#### TASK INSTRUCTIONS
Copy out the data below as written; omit any images.

#### SUPPLIED DATA
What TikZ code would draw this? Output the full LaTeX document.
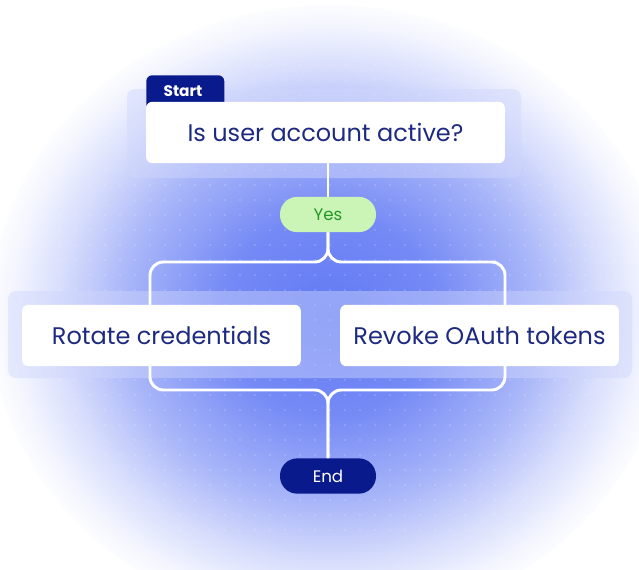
\documentclass[tikz,border=0pt]{standalone}
\usepackage{fontspec}
\setmainfont{Poppins}
\definecolor{glowc}{RGB}{98,122,244}
\definecolor{ink}{RGB}{30,42,128}
\definecolor{navy}{RGB}{8,26,140}
\definecolor{mint}{RGB}{202,245,182}
\definecolor{leaf}{RGB}{38,150,40}
\pgfdeclareradialshading{glow}{\pgfpoint{0bp}{0bp}}{color(0bp)=(glowc); color(8bp)=(glowc!88!white); color(15bp)=(glowc!56!white); color(20bp)=(glowc!25!white); color(23.5bp)=(glowc!7!white); color(25.5bp)=(white); color(50bp)=(white)}
\tikzset{
  card/.style={fill=white, rounded corners=4.5pt, minimum height=46pt, text=ink, font=\fontsize{18}{20}\selectfont, inner sep=0pt},
  pill/.style={rounded corners=13pt, minimum width=72pt, minimum height=26.5pt, inner sep=0pt, font=\fontsize{12.5}{14}\selectfont},
  panel/.style={fill=glowc!30!white, fill opacity=0.45, rounded corners=6pt},
  link/.style={draw=white, line width=2.2pt, rounded corners=10pt},
}
\begin{document}
\begin{tikzpicture}[x=0.75pt, y=-0.75pt]
  \useasboundingbox (0,0) rectangle (639,569);
  \fill[white] (0,0) rectangle (639,569);
  % glow and dot grid
  \shade[shading=glow] (330,315) ellipse [x radius=340, y radius=310];
  \foreach \i in {0,...,40} {
    \foreach \j in {0,...,31} {
      \fill[white, opacity=0.2] (15+15*\i, 65+15*\j) circle [radius=1.1];
    }
  }
  \fill[panel] (127,89) rectangle (521,178);
  \fill[panel] (8,291) rectangle (632,378);
  % nodes
  \node[fill=navy, rounded corners=4.5pt, minimum width=58.5pt, minimum height=26pt, anchor=north west, inner sep=0pt] (tab) at (146,75) {};
  \node[text=white, font=\fontsize{11.5}{13}\selectfont\bfseries] (start) at (183,91) {Start};
  \node[card, minimum width=269pt] (ask) at (325.5,132.5) {Is user account active?};
  \node[pill, fill=mint, text=leaf] (yes) at (328,214.5) {Yes};
  \coordinate (lft) at (150,262);
  \coordinate (rgt) at (505,262);
  \coordinate (join) at (328,390);
  \node[pill, fill=navy, text=white] (end) at (328,476) {End};
  % connectors
  \draw[link] (yes.north |- ask.south) -- (yes.north);
  \draw[link] (yes.south) |- (lft) -- (lft |- join) -| (end.north);
  \draw[link] (yes.south) |- (rgt) -- (rgt |- join) -| (end.north);
  \node[card, minimum width=209pt] (rotate) at (161.5,335.5) {Rotate credentials};
  \node[card, minimum width=209pt] (revoke) at (479.5,335.5) {Revoke OAuth tokens};
\end{tikzpicture}
\end{document}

#### OUTPUT OF THE TASK
What TikZ code would draw this? Output the full LaTeX document.
\documentclass[tikz,border=0pt]{standalone}
\usepackage{fontspec}
\setmainfont{Poppins}
\definecolor{glowc}{RGB}{98,122,244}
\definecolor{ink}{RGB}{30,42,128}
\definecolor{navy}{RGB}{8,26,140}
\definecolor{mint}{RGB}{202,245,182}
\definecolor{leaf}{RGB}{38,150,40}
\pgfdeclareradialshading{glow}{\pgfpoint{0bp}{0bp}}{color(0bp)=(glowc); color(8bp)=(glowc!88!white); color(15bp)=(glowc!56!white); color(20bp)=(glowc!25!white); color(23.5bp)=(glowc!7!white); color(25.5bp)=(white); color(50bp)=(white)}
\tikzset{
  card/.style={fill=white, rounded corners=4.5pt, minimum height=46pt, text=ink, font=\fontsize{18}{20}\selectfont, inner sep=0pt},
  pill/.style={rounded corners=13pt, minimum width=72pt, minimum height=26.5pt, inner sep=0pt, font=\fontsize{12.5}{14}\selectfont},
  panel/.style={fill=glowc!30!white, fill opacity=0.45, rounded corners=6pt},
  link/.style={draw=white, line width=2.2pt, rounded corners=10pt},
}
\begin{document}
\begin{tikzpicture}[x=0.75pt, y=-0.75pt]
  \useasboundingbox (0,0) rectangle (639,569);
  \fill[white] (0,0) rectangle (639,569);
  % glow and dot grid
  \shade[shading=glow] (330,315) ellipse [x radius=340, y radius=310];
  \foreach \i in {0,...,40} {
    \foreach \j in {0,...,31} {
      \fill[white, opacity=0.2] (15+15*\i, 65+15*\j) circle [radius=1.1];
    }
  }
  \fill[panel] (127,89) rectangle (521,178);
  \fill[panel] (8,291) rectangle (632,378);
  % nodes
  \node[fill=navy, rounded corners=4.5pt, minimum width=58.5pt, minimum height=26pt, anchor=north west, inner sep=0pt] (tab) at (146,75) {};
  \node[text=white, font=\fontsize{11.5}{13}\selectfont\bfseries] (start) at (183,91) {Start};
  \node[card, minimum width=269pt] (ask) at (325.5,132.5) {Is user account active?};
  \node[pill, fill=mint, text=leaf] (yes) at (328,214.5) {Yes};
  \coordinate (lft) at (150,262);
  \coordinate (rgt) at (505,262);
  \coordinate (join) at (328,390);
  \node[pill, fill=navy, text=white] (end) at (328,476) {End};
  % connectors
  \draw[link] (yes.north |- ask.south) -- (yes.north);
  \draw[link] (yes.south) |- (lft) -- (lft |- join) -| (end.north);
  \draw[link] (yes.south) |- (rgt) -- (rgt |- join) -| (end.north);
  \node[card, minimum width=209pt] (rotate) at (161.5,335.5) {Rotate credentials};
  \node[card, minimum width=209pt] (revoke) at (479.5,335.5) {Revoke OAuth tokens};
\end{tikzpicture}
\end{document}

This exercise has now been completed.